Big Data Processing with Amazon EMR - Spark and Hive Execution Environments

Learn how to run Spark jobs and Hive queries on EMR clusters, choose between EMR Serverless, and optimize costs with managed scaling.

EMR Cluster Configuration

An EMR cluster can consist of up to hundreds of nodes, comprising master nodes (cluster management and YARN resource manager), core nodes (HDFS data storage and computation), and task nodes (computation only). Core nodes carry a risk of data loss when scaling down because they hold HDFS data, while task nodes hold no data and can be freely scaled. When using S3 as the primary storage, limit core node HDFS to temporary intermediate data storage and reduce costs by leveraging spot instances for task nodes. EC2 instance fleets allow you to specify multiple instance types to increase spot availability.

Running Spark and Hive

With Spark on EMR, you submit jobs using the spark-submit command or the EMR Steps API. EMRFS is a file system that optimizes reads and writes to S3, providing a consistent view that avoids S3's eventual consistency. Enabling Spark's Dynamic Resource Allocation automatically adjusts the number of executors based on job load.

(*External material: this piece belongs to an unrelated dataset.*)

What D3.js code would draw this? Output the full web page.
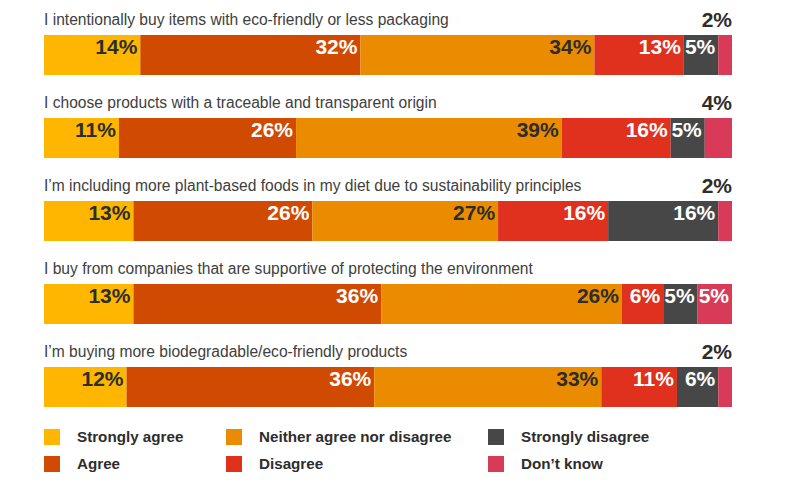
<!doctype html>
<html lang="en">
<head>
<meta charset="utf-8">
<title>Sustainability attitudes</title>
<script src="https://cdn.jsdelivr.net/npm/d3@7"></script>
<style>
  body { margin: 0; background: #fff; }
  svg { font-family: "Liberation Sans", Arial, Helvetica, sans-serif; }
  .question { font-size: 15.6px; fill: #404040; }
  .pct { font-size: 21px; font-weight: bold; }
  .legend text { font-size: 15.2px; font-weight: bold; fill: #2d2d2d; }
</style>
</head>
<body>
<script>
// answer categories, in stacking order
var categories = ["Strongly agree", "Agree", "Neither agree nor disagree", "Disagree", "Strongly disagree", "Don\u2019t know"];
var colors = ["#FFB600", "#D04A02", "#EB8C00", "#E0301E", "#474747", "#D93A57"];
var labelDark = [true, false, true, false, false, false];

var questions = [
    "I intentionally buy items with eco-friendly or less packaging",
    "I choose products with a traceable and transparent origin",
    "I\u2019m including more plant-based foods in my diet due to sustainability principles",
    "I buy from companies that are supportive of protecting the environment",
    "I\u2019m buying more biodegradable/eco-friendly products"
];

// segment sizes as drawn
var values = [
    [14, 32, 34, 13, 5, 2],
    [11, 26, 39, 16, 5, 4],
    [13, 26, 27, 16, 16, 2],
    [13, 36, 35, 6, 5, 5],
    [12, 36, 33, 11, 6, 2]
];
// labels as printed
var labels = [
    ["14%", "32%", "34%", "13%", "5%", "2%"],
    ["11%", "26%", "39%", "16%", "5%", "4%"],
    ["13%", "26%", "27%", "16%", "16%", "2%"],
    ["13%", "36%", "26%", "6%", "5%", "5%"],
    ["12%", "36%", "33%", "11%", "6%", "2%"]
];

var width = 800, height = 492;
var left = 44, right = 732;
var barH = 40;

var svg = d3.select("body").append("svg")
    .attr("width", width)
    .attr("height", height);

var y = d3.scaleBand()
    .domain(d3.range(questions.length))
    .range([35, 35 + 83 * questions.length])
    .paddingInner(0)
    .align(0);

questions.forEach(function(q, i) {
    var row = values[i];
    var total = d3.sum(row);
    var x = d3.scaleLinear().domain([0, total]).range([left, right]);
    var starts = d3.cumsum([0].concat(row)).slice(0, row.length);
    var top = y(i);

    var g = svg.append("g");

    g.append("text")
        .attr("class", "question")
        .attr("x", left)
        .attr("y", top - 10)
        .text(q);

    var segs = row.map(function(v, j) {
        return { v: v, j: j, x0: x(starts[j]), x1: x(starts[j] + v), label: labels[i][j] };
    });

    g.selectAll("rect")
        .data(segs)
        .join("rect")
        .attr("x", d => d.x0)
        .attr("y", top)
        .attr("width", d => d.x1 - d.x0)
        .attr("height", barH)
        .attr("fill", d => colors[d.j]);

    g.selectAll("text.pct")
        .data(segs)
        .join("text")
        .attr("class", "pct")
        .attr("text-anchor", "end")
        .attr("x", d => d.v < 5 ? d.x1 : d.x1 - 3)
        .attr("y", d => d.v < 5 ? top - 8 : top + 19)
        .attr("fill", d => (d.v < 5 || labelDark[d.j]) ? "#2d2d2d" : "#ffffff")
        .text(d => d.label);
});

// legend
var legendCols = [44, 226, 488];
var legend = svg.append("g").attr("class", "legend");
categories.forEach(function(c, k) {
    var col = Math.floor(k / 2), r = k % 2;
    var lx = legendCols[col], ly = 429 + r * 27;
    legend.append("rect")
        .attr("x", lx)
        .attr("y", ly)
        .attr("width", 16)
        .attr("height", 16)
        .attr("fill", colors[k]);
    legend.append("text")
        .attr("x", lx + 33)
        .attr("y", ly + 13)
        .text(c);
});
</script>
</body>
</html>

With Hive on EMR, you can configure the Glue Data Catalog as an external metastore, sharing table definitions with Athena and Redshift Spectrum. EMR Serverless eliminates the need for cluster provisioning, allowing you to specify resources at the application level and run jobs directly.

EMR on EKS and Managed Scaling

EMR on EKS runs Spark jobs on existing EKS clusters, leveraging Kubernetes resource management and scheduling. You create a virtual cluster mapped to an EKS namespace and submit jobs via the StartJobRun API. EMR on EC2's managed scaling automatically adds and removes core and task nodes based on job load. You set minimum and maximum node counts, and scaling decisions are made based on YARN memory utilization. EMR Studio is a browser-based IDE that connects to EMR clusters from Jupyter notebooks for interactive analysis. For comprehensive coverage of Spark design patterns, refer to technical books (Amazon).

EMR Cost Optimization

EMR costs consist of instance charges plus EMR charges (approximately 25% of EC2 pricing). The recommended configuration uses spot instances for task nodes while securing HDFS data safety with on-demand core nodes. With an EMRFS architecture using S3 as primary storage, you can minimize core node HDFS and mitigate spot interruption risks. Designing transient clusters that launch only for job execution and auto-terminate upon completion eliminates idle time costs. Graviton instances (m6g, r6g) are approximately 20% cheaper than equivalent x86 instances and are well-suited for Spark job execution.

Summary

EMR provides a managed execution environment for big data frameworks such as Spark and Hive. An EMRFS architecture with S3 as primary storage mitigates spot instance interruption risks, while managed scaling enables automatic node count adjustment based on job load. Integration with existing Kubernetes environments is also possible through EMR on EKS.